Aim> Transcribe the records that follow exactly. Skip the pictures.

***** The data

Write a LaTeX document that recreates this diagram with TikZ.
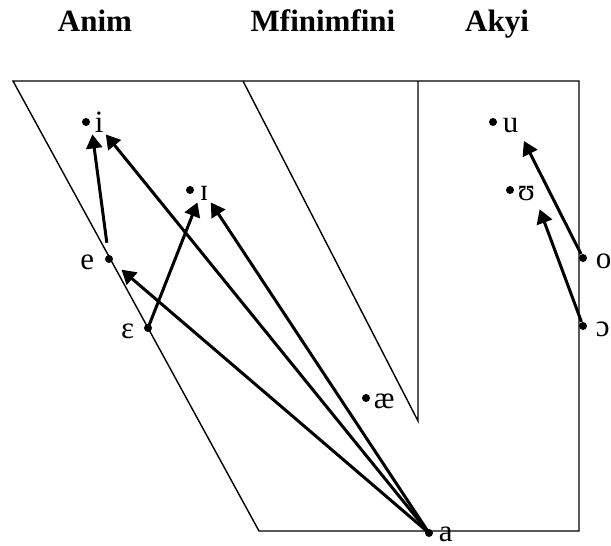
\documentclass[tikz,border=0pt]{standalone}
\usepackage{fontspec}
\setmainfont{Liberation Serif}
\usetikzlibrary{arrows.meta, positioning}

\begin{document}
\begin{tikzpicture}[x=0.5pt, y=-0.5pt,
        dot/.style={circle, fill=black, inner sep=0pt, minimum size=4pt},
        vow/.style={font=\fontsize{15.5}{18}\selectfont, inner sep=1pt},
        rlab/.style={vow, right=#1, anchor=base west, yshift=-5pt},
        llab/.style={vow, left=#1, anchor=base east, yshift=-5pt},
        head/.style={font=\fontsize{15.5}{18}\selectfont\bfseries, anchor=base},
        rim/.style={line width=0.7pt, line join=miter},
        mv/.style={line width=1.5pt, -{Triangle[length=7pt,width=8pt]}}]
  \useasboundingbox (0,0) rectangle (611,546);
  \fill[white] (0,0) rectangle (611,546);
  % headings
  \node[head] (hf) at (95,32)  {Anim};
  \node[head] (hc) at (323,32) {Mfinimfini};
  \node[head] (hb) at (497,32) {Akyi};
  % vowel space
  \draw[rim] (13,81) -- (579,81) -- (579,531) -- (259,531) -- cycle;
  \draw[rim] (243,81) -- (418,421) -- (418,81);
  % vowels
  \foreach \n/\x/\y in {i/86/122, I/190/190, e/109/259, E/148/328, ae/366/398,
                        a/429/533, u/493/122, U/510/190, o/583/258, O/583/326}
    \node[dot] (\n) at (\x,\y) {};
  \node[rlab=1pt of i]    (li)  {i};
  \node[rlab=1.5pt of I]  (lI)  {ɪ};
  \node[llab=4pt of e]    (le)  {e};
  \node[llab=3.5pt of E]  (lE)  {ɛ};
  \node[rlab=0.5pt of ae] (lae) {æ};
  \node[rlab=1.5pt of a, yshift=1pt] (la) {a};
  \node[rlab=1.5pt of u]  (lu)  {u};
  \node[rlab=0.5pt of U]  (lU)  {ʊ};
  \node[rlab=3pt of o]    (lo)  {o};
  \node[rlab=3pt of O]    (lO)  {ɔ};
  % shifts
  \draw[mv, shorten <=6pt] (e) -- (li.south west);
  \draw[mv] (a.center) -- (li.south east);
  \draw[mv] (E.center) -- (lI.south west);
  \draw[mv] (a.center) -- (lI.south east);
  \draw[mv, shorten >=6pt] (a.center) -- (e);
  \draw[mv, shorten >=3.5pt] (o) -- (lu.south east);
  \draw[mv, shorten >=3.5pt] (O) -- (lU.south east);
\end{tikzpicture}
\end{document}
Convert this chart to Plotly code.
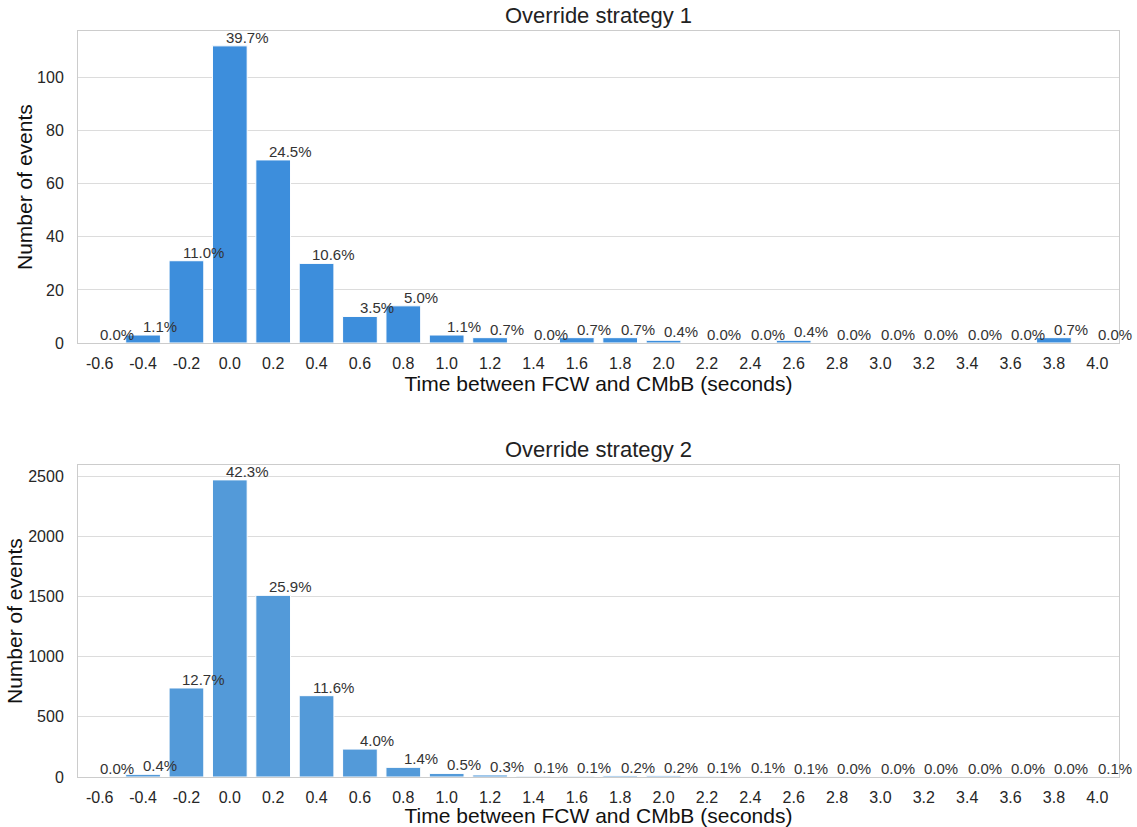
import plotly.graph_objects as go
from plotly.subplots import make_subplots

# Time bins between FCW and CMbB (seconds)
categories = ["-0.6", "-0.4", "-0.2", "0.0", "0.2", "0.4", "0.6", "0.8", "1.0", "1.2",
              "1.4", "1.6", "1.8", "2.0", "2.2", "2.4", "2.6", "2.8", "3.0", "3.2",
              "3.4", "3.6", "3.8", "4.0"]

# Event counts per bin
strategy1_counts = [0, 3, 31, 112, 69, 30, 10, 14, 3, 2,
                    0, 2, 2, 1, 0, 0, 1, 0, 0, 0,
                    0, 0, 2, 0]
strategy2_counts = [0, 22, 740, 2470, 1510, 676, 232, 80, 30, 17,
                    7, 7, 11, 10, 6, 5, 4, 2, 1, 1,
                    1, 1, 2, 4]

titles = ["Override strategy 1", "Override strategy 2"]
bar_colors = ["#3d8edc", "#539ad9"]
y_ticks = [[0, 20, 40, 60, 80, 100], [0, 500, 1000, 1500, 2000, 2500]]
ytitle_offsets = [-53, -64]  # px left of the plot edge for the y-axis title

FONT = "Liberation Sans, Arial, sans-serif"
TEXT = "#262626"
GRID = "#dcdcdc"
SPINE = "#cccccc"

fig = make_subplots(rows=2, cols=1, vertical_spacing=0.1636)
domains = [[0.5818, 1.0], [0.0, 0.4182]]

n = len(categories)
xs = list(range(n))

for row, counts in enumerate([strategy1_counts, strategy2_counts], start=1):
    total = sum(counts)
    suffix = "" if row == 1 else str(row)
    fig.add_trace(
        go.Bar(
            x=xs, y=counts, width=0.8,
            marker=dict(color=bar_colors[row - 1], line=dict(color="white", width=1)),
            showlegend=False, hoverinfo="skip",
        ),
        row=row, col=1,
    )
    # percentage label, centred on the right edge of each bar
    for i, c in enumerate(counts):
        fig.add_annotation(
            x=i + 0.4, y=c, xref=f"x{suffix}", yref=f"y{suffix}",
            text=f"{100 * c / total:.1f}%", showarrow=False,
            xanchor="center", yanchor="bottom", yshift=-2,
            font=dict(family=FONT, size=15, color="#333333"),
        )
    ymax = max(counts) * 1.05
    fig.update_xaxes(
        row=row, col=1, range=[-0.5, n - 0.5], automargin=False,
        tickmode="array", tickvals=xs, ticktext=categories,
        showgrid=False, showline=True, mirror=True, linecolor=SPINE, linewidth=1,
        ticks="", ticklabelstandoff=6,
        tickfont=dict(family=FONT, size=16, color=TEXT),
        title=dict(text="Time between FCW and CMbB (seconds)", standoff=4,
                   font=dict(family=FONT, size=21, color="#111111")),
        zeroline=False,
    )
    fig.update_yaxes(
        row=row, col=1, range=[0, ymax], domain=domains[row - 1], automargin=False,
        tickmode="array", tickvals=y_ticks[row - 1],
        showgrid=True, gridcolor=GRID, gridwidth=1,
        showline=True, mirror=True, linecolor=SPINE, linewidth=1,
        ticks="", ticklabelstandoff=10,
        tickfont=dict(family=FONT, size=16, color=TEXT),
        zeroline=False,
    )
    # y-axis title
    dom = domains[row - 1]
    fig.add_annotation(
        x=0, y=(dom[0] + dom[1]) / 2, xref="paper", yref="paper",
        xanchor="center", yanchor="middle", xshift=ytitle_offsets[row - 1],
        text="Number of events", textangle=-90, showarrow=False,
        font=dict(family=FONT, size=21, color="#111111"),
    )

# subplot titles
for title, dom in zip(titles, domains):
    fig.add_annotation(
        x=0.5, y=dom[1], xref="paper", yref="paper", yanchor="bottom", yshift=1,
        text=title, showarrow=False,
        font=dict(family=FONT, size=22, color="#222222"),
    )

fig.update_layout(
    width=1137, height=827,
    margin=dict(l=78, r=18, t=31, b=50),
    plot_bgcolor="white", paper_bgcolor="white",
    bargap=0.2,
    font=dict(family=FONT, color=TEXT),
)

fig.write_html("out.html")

**********

Task output>
Write a LaTeX document that recreates this diagram with TikZ.
\documentclass[tikz,border=0pt]{standalone}
\usepackage{fontspec}
\setmainfont{Liberation Serif}
\usetikzlibrary{arrows.meta, positioning}

\begin{document}
\begin{tikzpicture}[x=0.5pt, y=-0.5pt,
        dot/.style={circle, fill=black, inner sep=0pt, minimum size=4pt},
        vow/.style={font=\fontsize{15.5}{18}\selectfont, inner sep=1pt},
        rlab/.style={vow, right=#1, anchor=base west, yshift=-5pt},
        llab/.style={vow, left=#1, anchor=base east, yshift=-5pt},
        head/.style={font=\fontsize{15.5}{18}\selectfont\bfseries, anchor=base},
        rim/.style={line width=0.7pt, line join=miter},
        mv/.style={line width=1.5pt, -{Triangle[length=7pt,width=8pt]}}]
  \useasboundingbox (0,0) rectangle (611,546);
  \fill[white] (0,0) rectangle (611,546);
  % headings
  \node[head] (hf) at (95,32)  {Anim};
  \node[head] (hc) at (323,32) {Mfinimfini};
  \node[head] (hb) at (497,32) {Akyi};
  % vowel space
  \draw[rim] (13,81) -- (579,81) -- (579,531) -- (259,531) -- cycle;
  \draw[rim] (243,81) -- (418,421) -- (418,81);
  % vowels
  \foreach \n/\x/\y in {i/86/122, I/190/190, e/109/259, E/148/328, ae/366/398,
                        a/429/533, u/493/122, U/510/190, o/583/258, O/583/326}
    \node[dot] (\n) at (\x,\y) {};
  \node[rlab=1pt of i]    (li)  {i};
  \node[rlab=1.5pt of I]  (lI)  {ɪ};
  \node[llab=4pt of e]    (le)  {e};
  \node[llab=3.5pt of E]  (lE)  {ɛ};
  \node[rlab=0.5pt of ae] (lae) {æ};
  \node[rlab=1.5pt of a, yshift=1pt] (la) {a};
  \node[rlab=1.5pt of u]  (lu)  {u};
  \node[rlab=0.5pt of U]  (lU)  {ʊ};
  \node[rlab=3pt of o]    (lo)  {o};
  \node[rlab=3pt of O]    (lO)  {ɔ};
  % shifts
  \draw[mv, shorten <=6pt] (e) -- (li.south west);
  \draw[mv] (a.center) -- (li.south east);
  \draw[mv] (E.center) -- (lI.south west);
  \draw[mv] (a.center) -- (lI.south east);
  \draw[mv, shorten >=6pt] (a.center) -- (e);
  \draw[mv, shorten >=3.5pt] (o) -- (lu.south east);
  \draw[mv, shorten >=3.5pt] (O) -- (lU.south east);
\end{tikzpicture}
\end{document}
Convert this chart to Plotly code.
import plotly.graph_objects as go
from plotly.subplots import make_subplots

# Time bins between FCW and CMbB (seconds)
categories = ["-0.6", "-0.4", "-0.2", "0.0", "0.2", "0.4", "0.6", "0.8", "1.0", "1.2",
              "1.4", "1.6", "1.8", "2.0", "2.2", "2.4", "2.6", "2.8", "3.0", "3.2",
              "3.4", "3.6", "3.8", "4.0"]

# Event counts per bin
strategy1_counts = [0, 3, 31, 112, 69, 30, 10, 14, 3, 2,
                    0, 2, 2, 1, 0, 0, 1, 0, 0, 0,
                    0, 0, 2, 0]
strategy2_counts = [0, 22, 740, 2470, 1510, 676, 232, 80, 30, 17,
                    7, 7, 11, 10, 6, 5, 4, 2, 1, 1,
                    1, 1, 2, 4]

titles = ["Override strategy 1", "Override strategy 2"]
bar_colors = ["#3d8edc", "#539ad9"]
y_ticks = [[0, 20, 40, 60, 80, 100], [0, 500, 1000, 1500, 2000, 2500]]
ytitle_offsets = [-53, -64]  # px left of the plot edge for the y-axis title

FONT = "Liberation Sans, Arial, sans-serif"
TEXT = "#262626"
GRID = "#dcdcdc"
SPINE = "#cccccc"

fig = make_subplots(rows=2, cols=1, vertical_spacing=0.1636)
domains = [[0.5818, 1.0], [0.0, 0.4182]]

n = len(categories)
xs = list(range(n))

for row, counts in enumerate([strategy1_counts, strategy2_counts], start=1):
    total = sum(counts)
    suffix = "" if row == 1 else str(row)
    fig.add_trace(
        go.Bar(
            x=xs, y=counts, width=0.8,
            marker=dict(color=bar_colors[row - 1], line=dict(color="white", width=1)),
            showlegend=False, hoverinfo="skip",
        ),
        row=row, col=1,
    )
    # percentage label, centred on the right edge of each bar
    for i, c in enumerate(counts):
        fig.add_annotation(
            x=i + 0.4, y=c, xref=f"x{suffix}", yref=f"y{suffix}",
            text=f"{100 * c / total:.1f}%", showarrow=False,
            xanchor="center", yanchor="bottom", yshift=-2,
            font=dict(family=FONT, size=15, color="#333333"),
        )
    ymax = max(counts) * 1.05
    fig.update_xaxes(
        row=row, col=1, range=[-0.5, n - 0.5], automargin=False,
        tickmode="array", tickvals=xs, ticktext=categories,
        showgrid=False, showline=True, mirror=True, linecolor=SPINE, linewidth=1,
        ticks="", ticklabelstandoff=6,
        tickfont=dict(family=FONT, size=16, color=TEXT),
        title=dict(text="Time between FCW and CMbB (seconds)", standoff=4,
                   font=dict(family=FONT, size=21, color="#111111")),
        zeroline=False,
    )
    fig.update_yaxes(
        row=row, col=1, range=[0, ymax], domain=domains[row - 1], automargin=False,
        tickmode="array", tickvals=y_ticks[row - 1],
        showgrid=True, gridcolor=GRID, gridwidth=1,
        showline=True, mirror=True, linecolor=SPINE, linewidth=1,
        ticks="", ticklabelstandoff=10,
        tickfont=dict(family=FONT, size=16, color=TEXT),
        zeroline=False,
    )
    # y-axis title
    dom = domains[row - 1]
    fig.add_annotation(
        x=0, y=(dom[0] + dom[1]) / 2, xref="paper", yref="paper",
        xanchor="center", yanchor="middle", xshift=ytitle_offsets[row - 1],
        text="Number of events", textangle=-90, showarrow=False,
        font=dict(family=FONT, size=21, color="#111111"),
    )

# subplot titles
for title, dom in zip(titles, domains):
    fig.add_annotation(
        x=0.5, y=dom[1], xref="paper", yref="paper", yanchor="bottom", yshift=1,
        text=title, showarrow=False,
        font=dict(family=FONT, size=22, color="#222222"),
    )

fig.update_layout(
    width=1137, height=827,
    margin=dict(l=78, r=18, t=31, b=50),
    plot_bgcolor="white", paper_bgcolor="white",
    bargap=0.2,
    font=dict(family=FONT, color=TEXT),
)

fig.write_html("out.html")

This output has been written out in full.